Produce word for word the lines of the data below running from the one that has "Rebuild this chart" to the one that has "const yTitle = 'Percent Change';", inclusive, and no others.

====== PROVIDED INFORMATION

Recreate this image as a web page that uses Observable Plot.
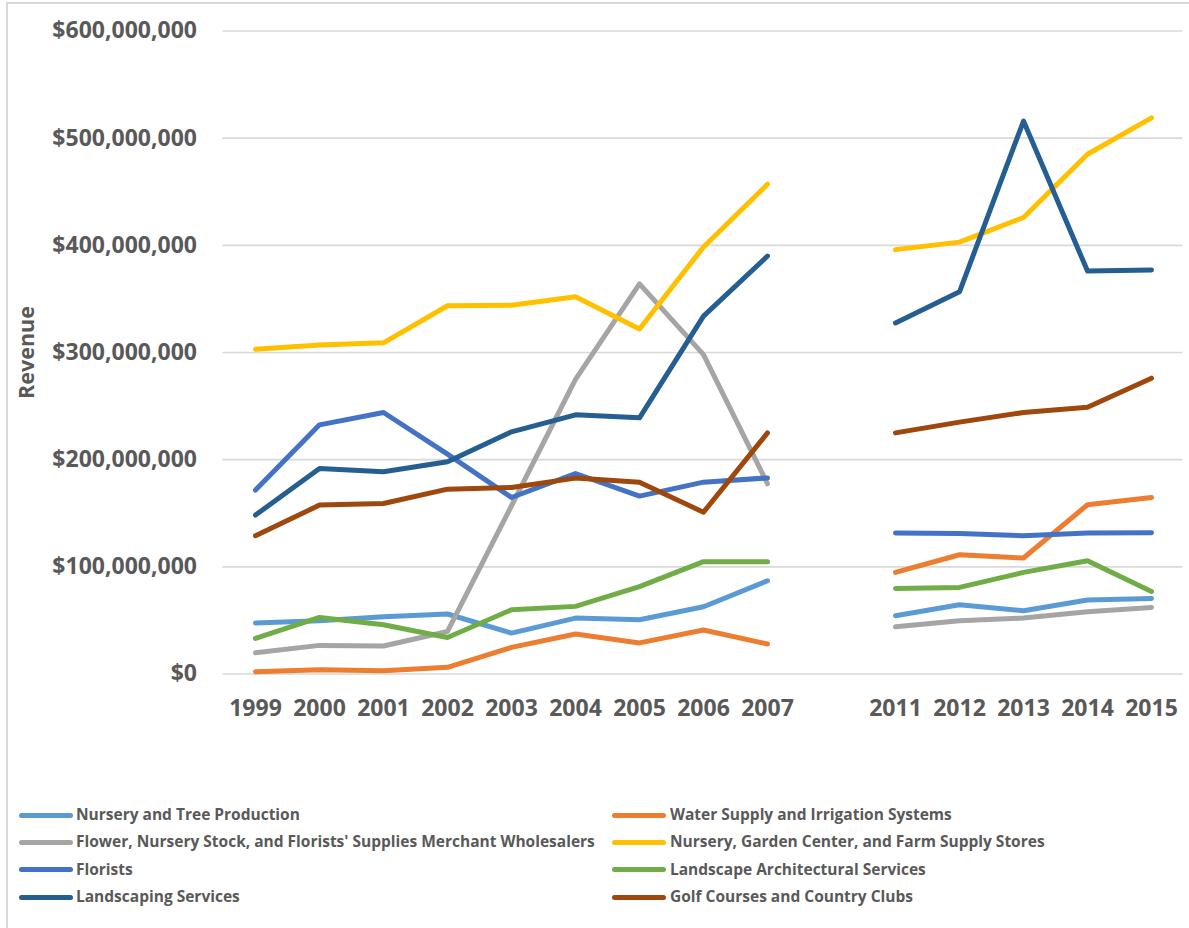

============
====== PROVIDED INFORMATION

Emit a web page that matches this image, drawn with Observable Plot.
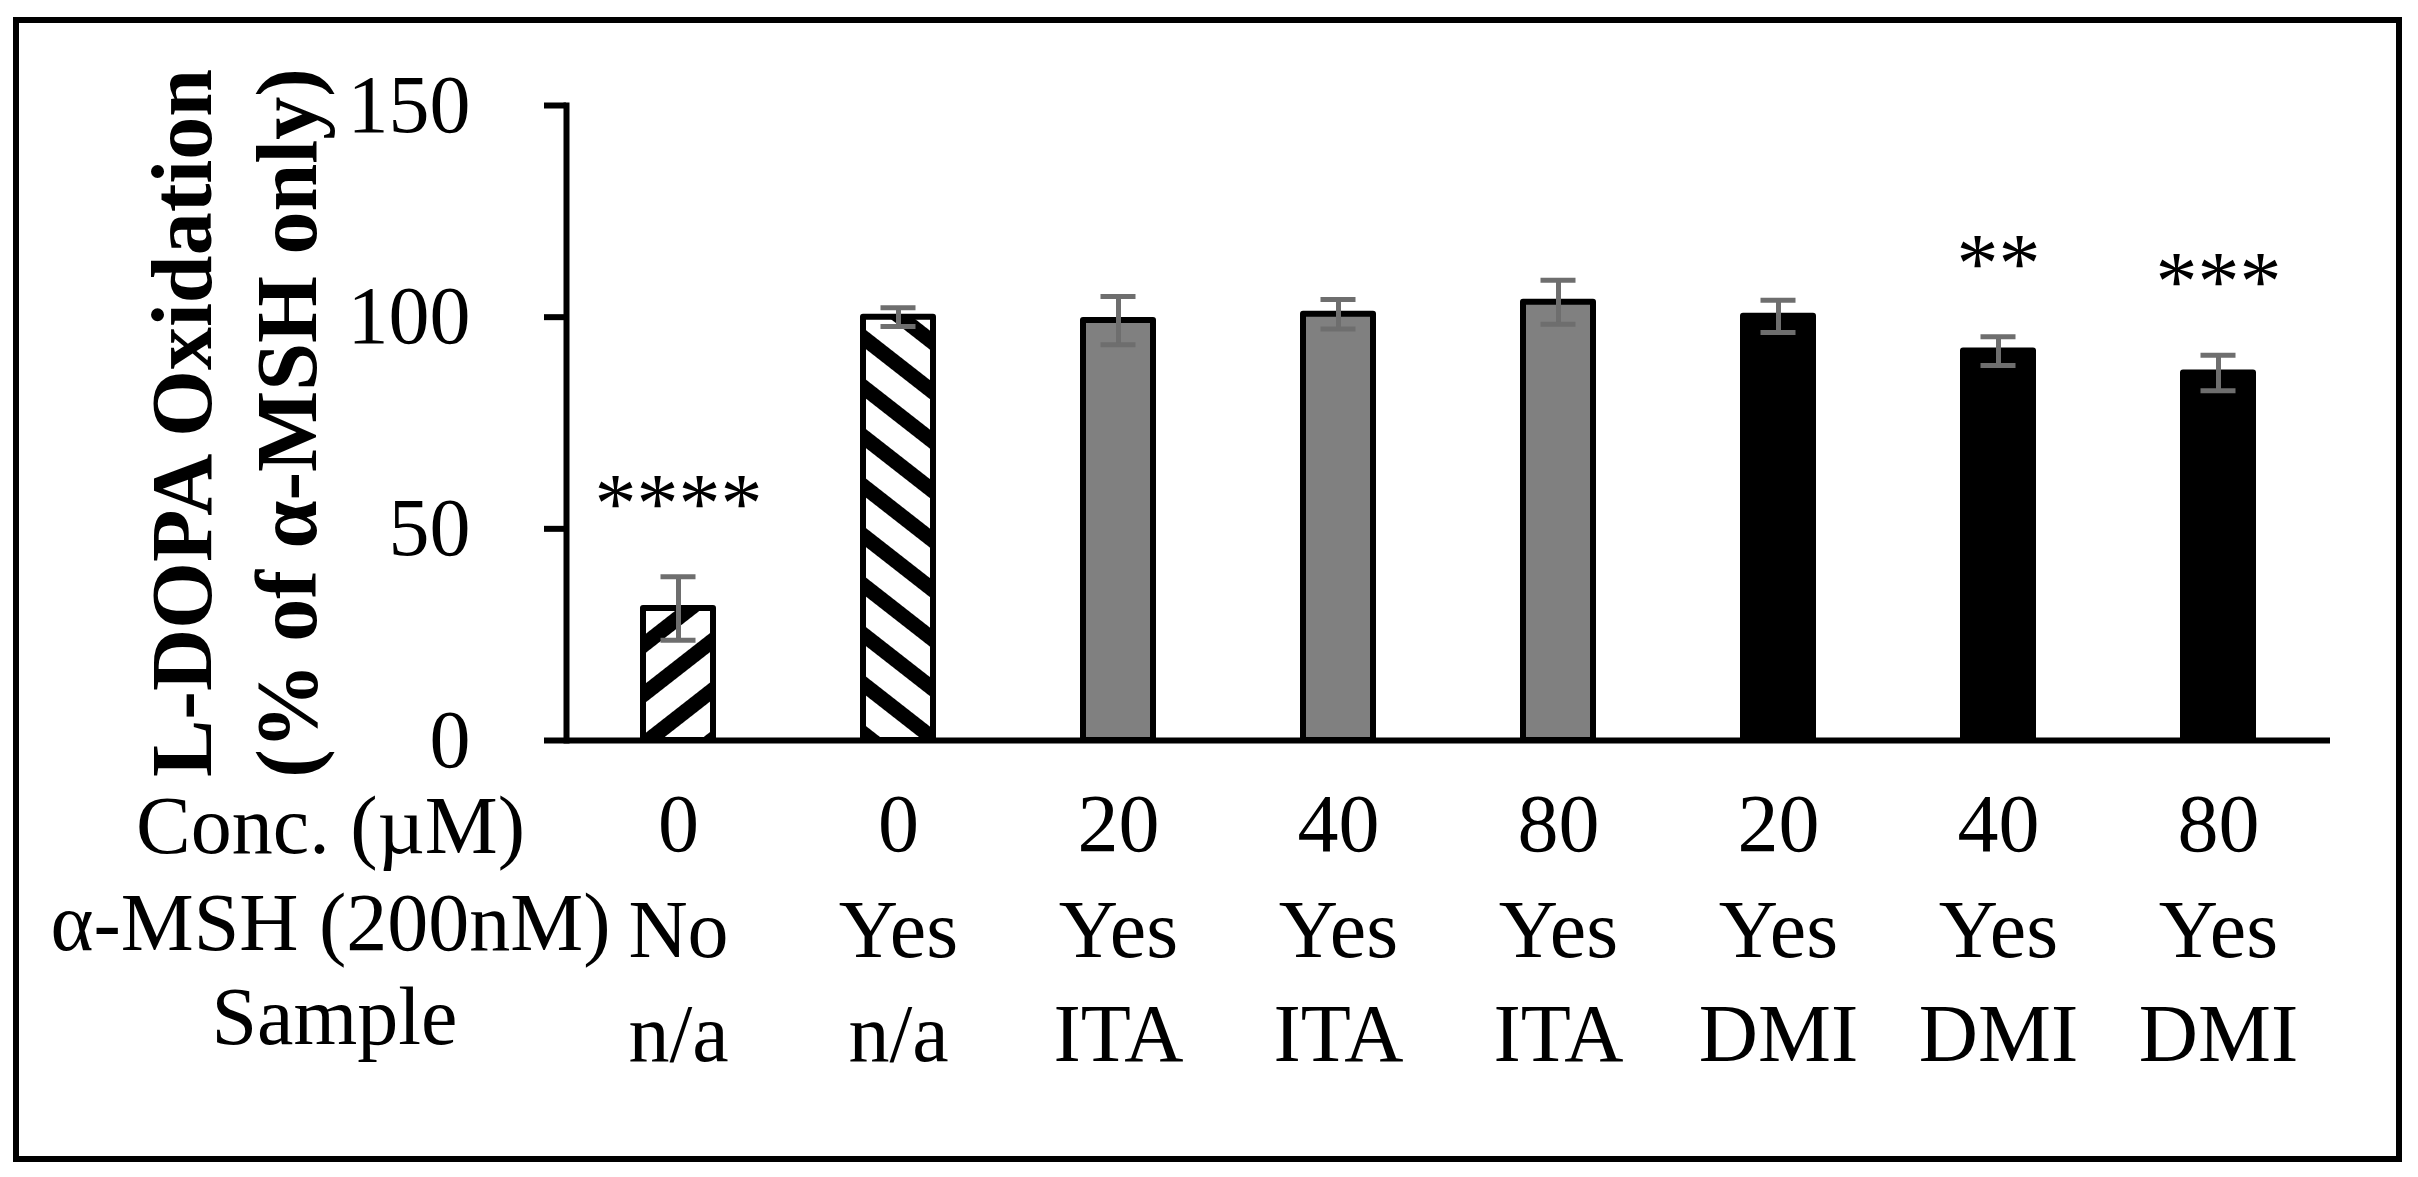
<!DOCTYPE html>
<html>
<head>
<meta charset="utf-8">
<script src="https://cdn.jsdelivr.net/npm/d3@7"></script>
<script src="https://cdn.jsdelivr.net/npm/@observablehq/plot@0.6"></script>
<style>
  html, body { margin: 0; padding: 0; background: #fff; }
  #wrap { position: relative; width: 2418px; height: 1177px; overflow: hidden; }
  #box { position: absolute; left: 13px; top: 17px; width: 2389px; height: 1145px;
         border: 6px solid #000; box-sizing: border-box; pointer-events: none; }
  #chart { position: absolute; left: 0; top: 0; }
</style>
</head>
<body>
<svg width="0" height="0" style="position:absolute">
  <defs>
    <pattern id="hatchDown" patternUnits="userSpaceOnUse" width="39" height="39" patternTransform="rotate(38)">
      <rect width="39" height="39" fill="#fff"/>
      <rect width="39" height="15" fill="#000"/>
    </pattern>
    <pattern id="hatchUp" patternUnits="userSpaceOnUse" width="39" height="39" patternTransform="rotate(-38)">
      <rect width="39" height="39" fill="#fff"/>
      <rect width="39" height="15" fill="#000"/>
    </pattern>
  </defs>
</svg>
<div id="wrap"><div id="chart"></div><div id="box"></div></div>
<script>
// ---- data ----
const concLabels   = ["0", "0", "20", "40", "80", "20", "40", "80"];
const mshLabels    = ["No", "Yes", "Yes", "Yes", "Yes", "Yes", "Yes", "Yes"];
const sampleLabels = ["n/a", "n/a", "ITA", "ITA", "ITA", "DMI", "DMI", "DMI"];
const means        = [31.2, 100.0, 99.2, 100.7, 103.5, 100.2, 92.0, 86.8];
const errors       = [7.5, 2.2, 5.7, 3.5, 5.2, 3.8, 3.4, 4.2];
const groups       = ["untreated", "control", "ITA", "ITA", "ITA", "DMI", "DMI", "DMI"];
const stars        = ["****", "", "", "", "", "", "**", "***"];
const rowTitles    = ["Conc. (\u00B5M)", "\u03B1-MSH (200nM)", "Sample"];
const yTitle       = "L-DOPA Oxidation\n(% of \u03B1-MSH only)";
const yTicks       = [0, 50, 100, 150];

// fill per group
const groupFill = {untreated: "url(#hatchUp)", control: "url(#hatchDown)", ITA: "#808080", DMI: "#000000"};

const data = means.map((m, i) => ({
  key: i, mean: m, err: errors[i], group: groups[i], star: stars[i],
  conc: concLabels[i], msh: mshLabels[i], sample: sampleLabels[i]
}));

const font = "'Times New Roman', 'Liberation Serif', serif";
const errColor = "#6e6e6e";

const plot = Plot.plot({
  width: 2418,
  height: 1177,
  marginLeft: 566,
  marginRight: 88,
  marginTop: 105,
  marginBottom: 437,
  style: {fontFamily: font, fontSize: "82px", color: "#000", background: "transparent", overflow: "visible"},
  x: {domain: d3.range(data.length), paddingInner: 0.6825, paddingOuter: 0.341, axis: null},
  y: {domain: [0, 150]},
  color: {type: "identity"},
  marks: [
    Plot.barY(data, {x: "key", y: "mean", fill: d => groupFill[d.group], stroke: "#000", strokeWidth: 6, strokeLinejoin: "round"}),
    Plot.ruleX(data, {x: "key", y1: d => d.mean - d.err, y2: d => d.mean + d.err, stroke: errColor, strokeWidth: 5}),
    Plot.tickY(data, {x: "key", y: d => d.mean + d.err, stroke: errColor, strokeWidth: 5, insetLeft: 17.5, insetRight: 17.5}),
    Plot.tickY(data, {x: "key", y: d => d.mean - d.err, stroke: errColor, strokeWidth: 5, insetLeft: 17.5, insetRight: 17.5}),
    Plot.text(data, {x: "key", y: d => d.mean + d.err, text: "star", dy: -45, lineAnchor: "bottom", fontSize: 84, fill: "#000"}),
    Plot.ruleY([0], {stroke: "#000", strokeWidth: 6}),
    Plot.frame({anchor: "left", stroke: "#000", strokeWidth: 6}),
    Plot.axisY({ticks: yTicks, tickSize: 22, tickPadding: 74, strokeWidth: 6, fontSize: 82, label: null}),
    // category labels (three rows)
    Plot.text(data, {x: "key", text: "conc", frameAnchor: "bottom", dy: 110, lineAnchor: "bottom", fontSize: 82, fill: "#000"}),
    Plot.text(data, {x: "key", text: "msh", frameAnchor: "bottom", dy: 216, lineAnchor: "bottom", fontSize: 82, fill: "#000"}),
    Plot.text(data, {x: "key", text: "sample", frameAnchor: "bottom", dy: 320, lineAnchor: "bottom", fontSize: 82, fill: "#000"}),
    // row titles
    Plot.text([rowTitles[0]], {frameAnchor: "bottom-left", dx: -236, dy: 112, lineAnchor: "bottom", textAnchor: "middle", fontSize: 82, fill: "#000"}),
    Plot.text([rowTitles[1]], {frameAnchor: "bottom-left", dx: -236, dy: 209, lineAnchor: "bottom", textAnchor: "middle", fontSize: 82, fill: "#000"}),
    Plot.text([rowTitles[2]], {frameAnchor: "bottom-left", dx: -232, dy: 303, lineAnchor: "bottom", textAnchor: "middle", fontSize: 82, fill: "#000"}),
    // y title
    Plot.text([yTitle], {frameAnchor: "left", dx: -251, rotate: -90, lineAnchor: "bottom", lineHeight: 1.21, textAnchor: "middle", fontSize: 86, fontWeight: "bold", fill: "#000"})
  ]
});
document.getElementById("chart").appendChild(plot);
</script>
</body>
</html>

============
====== PROVIDED INFORMATION

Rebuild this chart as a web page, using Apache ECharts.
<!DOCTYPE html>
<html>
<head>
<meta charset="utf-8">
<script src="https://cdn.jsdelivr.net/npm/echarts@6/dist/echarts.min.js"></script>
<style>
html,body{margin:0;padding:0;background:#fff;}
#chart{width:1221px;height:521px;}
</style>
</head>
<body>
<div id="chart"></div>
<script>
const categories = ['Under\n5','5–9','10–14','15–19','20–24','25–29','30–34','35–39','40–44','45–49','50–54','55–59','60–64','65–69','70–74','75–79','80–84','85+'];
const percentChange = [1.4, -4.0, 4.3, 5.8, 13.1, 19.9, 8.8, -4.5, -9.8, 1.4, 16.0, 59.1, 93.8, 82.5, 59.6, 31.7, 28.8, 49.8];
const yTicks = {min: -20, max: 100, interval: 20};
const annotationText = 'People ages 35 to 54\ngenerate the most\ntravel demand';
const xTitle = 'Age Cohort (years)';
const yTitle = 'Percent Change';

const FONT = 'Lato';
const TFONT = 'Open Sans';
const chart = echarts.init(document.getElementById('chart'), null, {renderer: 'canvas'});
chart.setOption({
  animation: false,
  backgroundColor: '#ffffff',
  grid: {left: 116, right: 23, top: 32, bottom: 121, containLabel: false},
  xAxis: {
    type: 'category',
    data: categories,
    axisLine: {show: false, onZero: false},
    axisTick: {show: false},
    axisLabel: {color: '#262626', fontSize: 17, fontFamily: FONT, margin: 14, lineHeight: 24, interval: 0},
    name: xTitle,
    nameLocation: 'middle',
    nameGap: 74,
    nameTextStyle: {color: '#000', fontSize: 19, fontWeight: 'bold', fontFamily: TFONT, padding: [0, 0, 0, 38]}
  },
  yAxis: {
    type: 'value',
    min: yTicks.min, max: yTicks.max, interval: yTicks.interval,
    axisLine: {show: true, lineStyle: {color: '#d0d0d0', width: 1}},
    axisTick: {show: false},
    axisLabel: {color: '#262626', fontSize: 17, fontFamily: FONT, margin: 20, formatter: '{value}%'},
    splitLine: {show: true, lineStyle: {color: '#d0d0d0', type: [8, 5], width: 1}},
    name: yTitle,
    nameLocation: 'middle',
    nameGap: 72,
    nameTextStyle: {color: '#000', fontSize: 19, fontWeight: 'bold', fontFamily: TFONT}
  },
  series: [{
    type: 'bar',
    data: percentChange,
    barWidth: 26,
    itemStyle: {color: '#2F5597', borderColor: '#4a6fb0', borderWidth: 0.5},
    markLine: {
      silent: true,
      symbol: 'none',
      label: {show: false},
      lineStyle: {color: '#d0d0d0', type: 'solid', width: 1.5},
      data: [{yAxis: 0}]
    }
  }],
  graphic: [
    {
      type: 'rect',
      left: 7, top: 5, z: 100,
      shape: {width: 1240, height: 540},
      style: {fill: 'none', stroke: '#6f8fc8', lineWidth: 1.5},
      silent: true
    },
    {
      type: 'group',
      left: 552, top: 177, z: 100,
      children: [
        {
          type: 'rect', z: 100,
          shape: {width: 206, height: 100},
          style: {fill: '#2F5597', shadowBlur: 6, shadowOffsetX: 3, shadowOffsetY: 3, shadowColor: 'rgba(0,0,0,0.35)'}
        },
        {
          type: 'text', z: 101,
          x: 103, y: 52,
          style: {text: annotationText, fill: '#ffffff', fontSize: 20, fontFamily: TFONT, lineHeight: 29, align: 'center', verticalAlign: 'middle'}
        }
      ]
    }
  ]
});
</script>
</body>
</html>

============

TASK SOLUTION:
Rebuild this chart as a web page, using Apache ECharts.
<!DOCTYPE html>
<html>
<head>
<meta charset="utf-8">
<script src="https://cdn.jsdelivr.net/npm/echarts@6/dist/echarts.min.js"></script>
<style>
html,body{margin:0;padding:0;background:#fff;}
#chart{width:1221px;height:521px;}
</style>
</head>
<body>
<div id="chart"></div>
<script>
const categories = ['Under\n5','5–9','10–14','15–19','20–24','25–29','30–34','35–39','40–44','45–49','50–54','55–59','60–64','65–69','70–74','75–79','80–84','85+'];
const percentChange = [1.4, -4.0, 4.3, 5.8, 13.1, 19.9, 8.8, -4.5, -9.8, 1.4, 16.0, 59.1, 93.8, 82.5, 59.6, 31.7, 28.8, 49.8];
const yTicks = {min: -20, max: 100, interval: 20};
const annotationText = 'People ages 35 to 54\ngenerate the most\ntravel demand';
const xTitle = 'Age Cohort (years)';
const yTitle = 'Percent Change';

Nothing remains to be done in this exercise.